Further to my blog of Friday 6th December, I note that Pope Francis is still determined to get Vatican officials out from behind their desks. As I wrote then, he has told his papal almoner, “You can sell your desk”. Thus this official, Archbishop Konrad Krajewski, now goes out to meet in person some of those who have written to the Pope asking for help. As the representative of the Holy Father, where he can help with small sums, interventions or other acts of kindness, he does so. The subliminal idea is that charity has a human face; it is not just signing a cheque from behind a certain piece of office furniture.

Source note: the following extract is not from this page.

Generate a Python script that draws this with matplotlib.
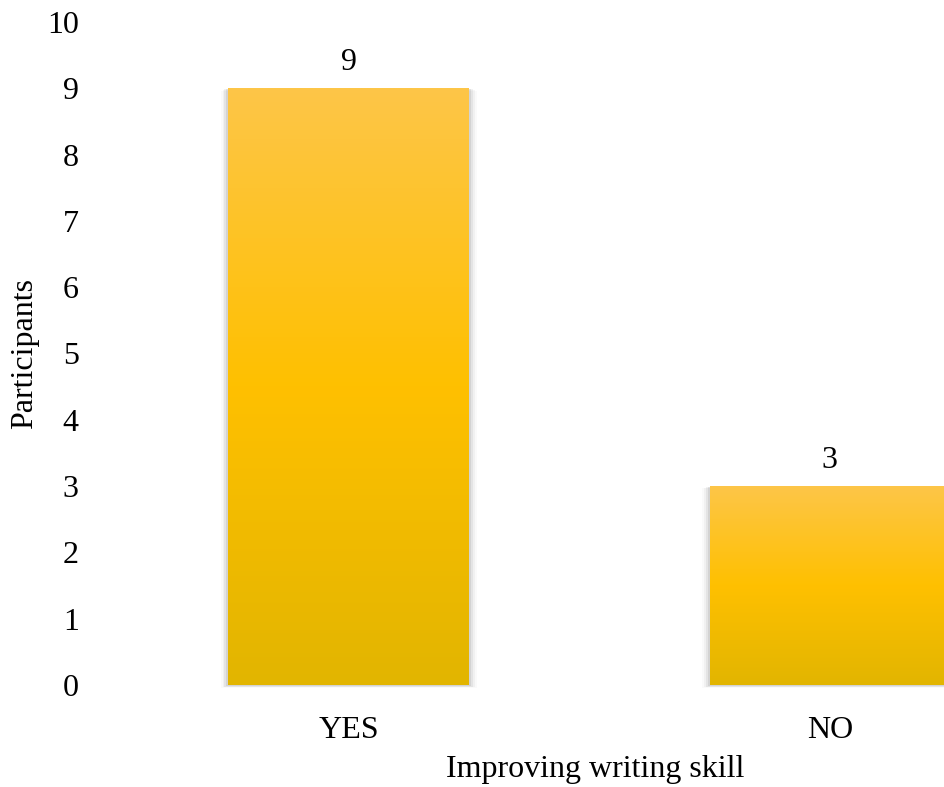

Now Robert Moynihan reports in his Letter 102 of Sunday 15 December from the Vatican, that Pope Francis has personally directed his closest collaborators, the cardinals and archbishops of the Roman Curia, to take turns to hear daily confession in the church of Santo Spirito in Sassia, which is situated outside the Vatican. It is suggested that the Holy Father will also take his turn in the confessional at 3 pm during the coming weeks.
Significantly the church of Santo Spirito is dedicated to the Divine Mercy devotion revealed to St Faustina, a Polish nun, and promoted by the late John Paul II, who died on the Feast of Divine Mercy. It seems that Archbishop Krajewski already hears confessions at this church daily at 3 pm. Now he is to be joined by other members of the Curia. When asked why the Pope has asked for this initiative, the parish priest of Santo Spirito, Fr Jozef Bart, replied, “He wishes to emphasise the importance of confession, and of God’s great goodness in forgiving human sin.”
Moynihan suggests that there is another aspect to this: as well as getting Vatican clerics out from “behind the [symbolic] desk” and fulfilling one of the two sacred offices that only a priest can do (the other is celebrating Mass), it is also a way of encouraging lay Catholics to go to Confession during these last days of Advent. It reminds me that Confession is always a joint experience: for the priest it is a reminder that he is primarily a pastor of souls (rather than an accountant or social worker or all the other roles he often has to fulfil); and for the penitent it is a reminder that no-one gets to heaven without humility.
In California, some 100 or so students from St Thomas Aquinas College have also been getting away from their studies to share their own version of the Good News: a friend has emailed me a YouTube clip of them standing at different points in a local shopping mall and then becoming a flash mob to sing Joy to the World, Silent Night and O Holy Night to the Christmas crowds around them. They got a warm burst of applause from the appreciative shoppers for their efforts.
I spent yesterday morning shopping at our own local version of a mall. Naturally enough it was exhausting and as far from the spirit of Advent as it is possible to be. I just wish we had had a flash mob to serenade us with carols. By definition, you can’t go into flash mob mode on your own.